(Entries with chart source code)
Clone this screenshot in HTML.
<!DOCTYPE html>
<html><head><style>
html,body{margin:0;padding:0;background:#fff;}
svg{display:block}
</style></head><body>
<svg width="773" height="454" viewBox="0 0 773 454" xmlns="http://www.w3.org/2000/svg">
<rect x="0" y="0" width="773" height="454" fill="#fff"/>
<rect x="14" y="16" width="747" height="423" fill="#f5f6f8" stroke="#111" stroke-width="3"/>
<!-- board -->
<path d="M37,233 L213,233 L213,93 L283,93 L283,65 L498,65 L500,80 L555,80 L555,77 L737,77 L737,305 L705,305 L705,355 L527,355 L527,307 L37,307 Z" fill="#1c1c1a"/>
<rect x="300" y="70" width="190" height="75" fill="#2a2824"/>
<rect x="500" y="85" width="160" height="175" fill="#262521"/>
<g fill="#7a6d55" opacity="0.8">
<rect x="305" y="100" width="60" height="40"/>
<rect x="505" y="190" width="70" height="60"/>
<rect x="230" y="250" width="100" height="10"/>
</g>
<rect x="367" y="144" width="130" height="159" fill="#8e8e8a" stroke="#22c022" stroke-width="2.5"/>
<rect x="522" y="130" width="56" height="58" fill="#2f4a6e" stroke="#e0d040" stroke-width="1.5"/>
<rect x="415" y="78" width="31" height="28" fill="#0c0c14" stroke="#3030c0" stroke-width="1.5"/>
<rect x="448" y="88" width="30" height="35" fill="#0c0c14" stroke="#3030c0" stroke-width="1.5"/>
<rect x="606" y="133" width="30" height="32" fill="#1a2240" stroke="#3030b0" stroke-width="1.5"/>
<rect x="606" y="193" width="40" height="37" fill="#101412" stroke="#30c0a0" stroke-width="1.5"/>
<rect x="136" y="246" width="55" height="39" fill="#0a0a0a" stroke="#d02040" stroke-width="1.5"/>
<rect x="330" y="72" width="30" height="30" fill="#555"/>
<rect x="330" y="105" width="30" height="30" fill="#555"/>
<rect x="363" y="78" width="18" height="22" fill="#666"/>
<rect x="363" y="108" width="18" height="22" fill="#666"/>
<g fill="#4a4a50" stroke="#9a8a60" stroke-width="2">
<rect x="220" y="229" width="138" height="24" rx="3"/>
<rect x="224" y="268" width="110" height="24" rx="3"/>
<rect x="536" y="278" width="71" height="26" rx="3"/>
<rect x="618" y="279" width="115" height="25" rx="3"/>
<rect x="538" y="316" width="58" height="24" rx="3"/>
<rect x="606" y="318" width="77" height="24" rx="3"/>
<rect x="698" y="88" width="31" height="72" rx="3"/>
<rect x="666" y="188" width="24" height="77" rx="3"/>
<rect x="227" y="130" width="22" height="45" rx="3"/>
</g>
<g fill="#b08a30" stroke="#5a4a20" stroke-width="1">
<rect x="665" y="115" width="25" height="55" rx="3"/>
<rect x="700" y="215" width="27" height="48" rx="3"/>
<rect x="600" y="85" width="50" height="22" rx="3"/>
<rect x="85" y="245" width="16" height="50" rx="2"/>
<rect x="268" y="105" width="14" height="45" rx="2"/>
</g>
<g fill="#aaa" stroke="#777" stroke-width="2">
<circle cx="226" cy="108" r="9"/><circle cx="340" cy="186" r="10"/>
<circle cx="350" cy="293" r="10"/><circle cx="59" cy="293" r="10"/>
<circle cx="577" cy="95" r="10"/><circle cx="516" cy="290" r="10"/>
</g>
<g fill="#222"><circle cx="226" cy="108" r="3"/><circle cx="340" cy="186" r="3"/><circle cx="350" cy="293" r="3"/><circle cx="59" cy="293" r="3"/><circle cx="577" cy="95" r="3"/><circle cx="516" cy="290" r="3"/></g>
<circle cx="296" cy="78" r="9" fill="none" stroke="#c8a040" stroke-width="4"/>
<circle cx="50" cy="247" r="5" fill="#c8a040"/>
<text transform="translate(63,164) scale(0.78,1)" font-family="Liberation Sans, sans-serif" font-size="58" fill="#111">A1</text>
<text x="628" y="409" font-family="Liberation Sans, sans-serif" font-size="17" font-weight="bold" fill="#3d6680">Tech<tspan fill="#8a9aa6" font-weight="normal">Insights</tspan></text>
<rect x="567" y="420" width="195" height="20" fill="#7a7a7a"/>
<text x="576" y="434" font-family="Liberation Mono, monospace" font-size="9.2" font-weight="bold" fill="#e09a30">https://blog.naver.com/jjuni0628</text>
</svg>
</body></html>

...

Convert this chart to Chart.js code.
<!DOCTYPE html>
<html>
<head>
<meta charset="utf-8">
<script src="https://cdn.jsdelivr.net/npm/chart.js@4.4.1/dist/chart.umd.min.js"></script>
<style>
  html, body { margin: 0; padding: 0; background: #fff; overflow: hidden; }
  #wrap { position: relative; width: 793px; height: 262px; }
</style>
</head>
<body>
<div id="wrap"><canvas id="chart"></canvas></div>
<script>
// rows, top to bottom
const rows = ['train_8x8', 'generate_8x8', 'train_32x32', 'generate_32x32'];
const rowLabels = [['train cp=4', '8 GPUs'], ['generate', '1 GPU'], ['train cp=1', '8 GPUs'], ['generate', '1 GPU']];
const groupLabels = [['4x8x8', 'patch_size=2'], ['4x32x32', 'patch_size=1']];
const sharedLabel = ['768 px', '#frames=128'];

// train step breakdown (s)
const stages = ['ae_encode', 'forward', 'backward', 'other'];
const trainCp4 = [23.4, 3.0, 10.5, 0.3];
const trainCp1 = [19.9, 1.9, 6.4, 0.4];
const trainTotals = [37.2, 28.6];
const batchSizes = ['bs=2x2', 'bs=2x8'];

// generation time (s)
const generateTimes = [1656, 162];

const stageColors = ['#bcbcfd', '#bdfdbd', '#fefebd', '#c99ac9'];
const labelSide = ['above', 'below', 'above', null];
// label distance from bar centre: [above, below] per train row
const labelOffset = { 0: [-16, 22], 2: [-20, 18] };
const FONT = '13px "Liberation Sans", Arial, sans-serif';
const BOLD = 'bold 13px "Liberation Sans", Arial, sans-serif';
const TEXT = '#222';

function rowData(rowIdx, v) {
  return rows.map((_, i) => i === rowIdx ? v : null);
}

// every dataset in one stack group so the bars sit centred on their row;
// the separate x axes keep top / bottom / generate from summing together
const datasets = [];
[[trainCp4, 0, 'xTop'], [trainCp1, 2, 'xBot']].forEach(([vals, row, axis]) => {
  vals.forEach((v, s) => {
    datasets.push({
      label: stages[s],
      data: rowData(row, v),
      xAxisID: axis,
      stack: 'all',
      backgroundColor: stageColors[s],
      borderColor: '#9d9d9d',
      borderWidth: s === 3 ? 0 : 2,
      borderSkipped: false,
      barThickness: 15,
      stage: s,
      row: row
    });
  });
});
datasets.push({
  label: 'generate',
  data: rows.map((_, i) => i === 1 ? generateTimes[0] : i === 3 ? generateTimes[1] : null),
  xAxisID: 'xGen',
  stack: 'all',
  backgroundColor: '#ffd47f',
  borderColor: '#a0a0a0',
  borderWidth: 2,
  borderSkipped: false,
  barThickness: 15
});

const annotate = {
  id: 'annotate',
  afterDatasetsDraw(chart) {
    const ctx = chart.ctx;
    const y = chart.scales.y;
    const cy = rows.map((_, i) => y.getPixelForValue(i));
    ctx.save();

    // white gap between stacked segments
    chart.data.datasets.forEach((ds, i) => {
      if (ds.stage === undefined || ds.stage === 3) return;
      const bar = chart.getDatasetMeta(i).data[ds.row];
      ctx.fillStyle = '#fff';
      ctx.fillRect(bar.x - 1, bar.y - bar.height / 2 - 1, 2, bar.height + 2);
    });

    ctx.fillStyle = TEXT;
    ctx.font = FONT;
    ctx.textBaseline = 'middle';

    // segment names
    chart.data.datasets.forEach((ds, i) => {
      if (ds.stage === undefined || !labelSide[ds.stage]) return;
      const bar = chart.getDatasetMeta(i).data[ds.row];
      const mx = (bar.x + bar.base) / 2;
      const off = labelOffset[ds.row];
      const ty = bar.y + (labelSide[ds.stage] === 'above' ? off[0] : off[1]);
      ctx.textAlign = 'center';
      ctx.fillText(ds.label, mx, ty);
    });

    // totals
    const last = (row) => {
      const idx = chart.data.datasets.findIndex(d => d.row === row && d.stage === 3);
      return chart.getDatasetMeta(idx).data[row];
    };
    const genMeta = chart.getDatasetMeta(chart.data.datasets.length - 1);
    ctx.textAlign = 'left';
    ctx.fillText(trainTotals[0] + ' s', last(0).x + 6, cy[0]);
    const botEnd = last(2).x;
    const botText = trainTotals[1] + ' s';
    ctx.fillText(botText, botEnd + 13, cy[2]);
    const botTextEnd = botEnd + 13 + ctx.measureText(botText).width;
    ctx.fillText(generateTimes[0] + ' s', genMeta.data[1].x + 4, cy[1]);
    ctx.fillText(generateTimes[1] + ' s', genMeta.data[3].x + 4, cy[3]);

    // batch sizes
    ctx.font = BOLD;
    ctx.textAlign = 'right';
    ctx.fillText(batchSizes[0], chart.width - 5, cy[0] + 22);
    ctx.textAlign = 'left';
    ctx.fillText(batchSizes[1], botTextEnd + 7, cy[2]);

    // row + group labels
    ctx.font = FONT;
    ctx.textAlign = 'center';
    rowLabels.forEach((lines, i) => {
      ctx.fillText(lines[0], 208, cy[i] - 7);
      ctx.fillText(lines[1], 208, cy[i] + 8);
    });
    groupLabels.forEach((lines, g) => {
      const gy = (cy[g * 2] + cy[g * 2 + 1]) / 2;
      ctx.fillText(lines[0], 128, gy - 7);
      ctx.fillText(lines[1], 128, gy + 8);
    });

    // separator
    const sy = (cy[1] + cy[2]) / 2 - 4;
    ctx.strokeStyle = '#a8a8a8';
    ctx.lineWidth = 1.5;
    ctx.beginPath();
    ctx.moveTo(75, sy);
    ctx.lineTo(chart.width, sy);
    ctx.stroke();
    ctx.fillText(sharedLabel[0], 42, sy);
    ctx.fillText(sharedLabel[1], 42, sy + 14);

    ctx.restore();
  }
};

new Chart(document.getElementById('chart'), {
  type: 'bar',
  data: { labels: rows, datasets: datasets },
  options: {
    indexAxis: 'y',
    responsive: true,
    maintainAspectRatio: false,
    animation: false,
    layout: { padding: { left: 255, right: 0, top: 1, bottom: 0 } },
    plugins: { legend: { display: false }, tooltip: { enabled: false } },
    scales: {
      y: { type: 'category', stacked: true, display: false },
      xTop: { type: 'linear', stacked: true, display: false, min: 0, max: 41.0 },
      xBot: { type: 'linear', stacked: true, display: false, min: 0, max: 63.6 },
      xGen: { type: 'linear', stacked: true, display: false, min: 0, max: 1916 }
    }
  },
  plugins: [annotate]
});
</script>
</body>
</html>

GIVEN REQUEST:
Go through the records. Copy each line where "this" appears.

FULL RESPONSE:
Clone this screenshot in HTML.
Convert this chart to Chart.js code.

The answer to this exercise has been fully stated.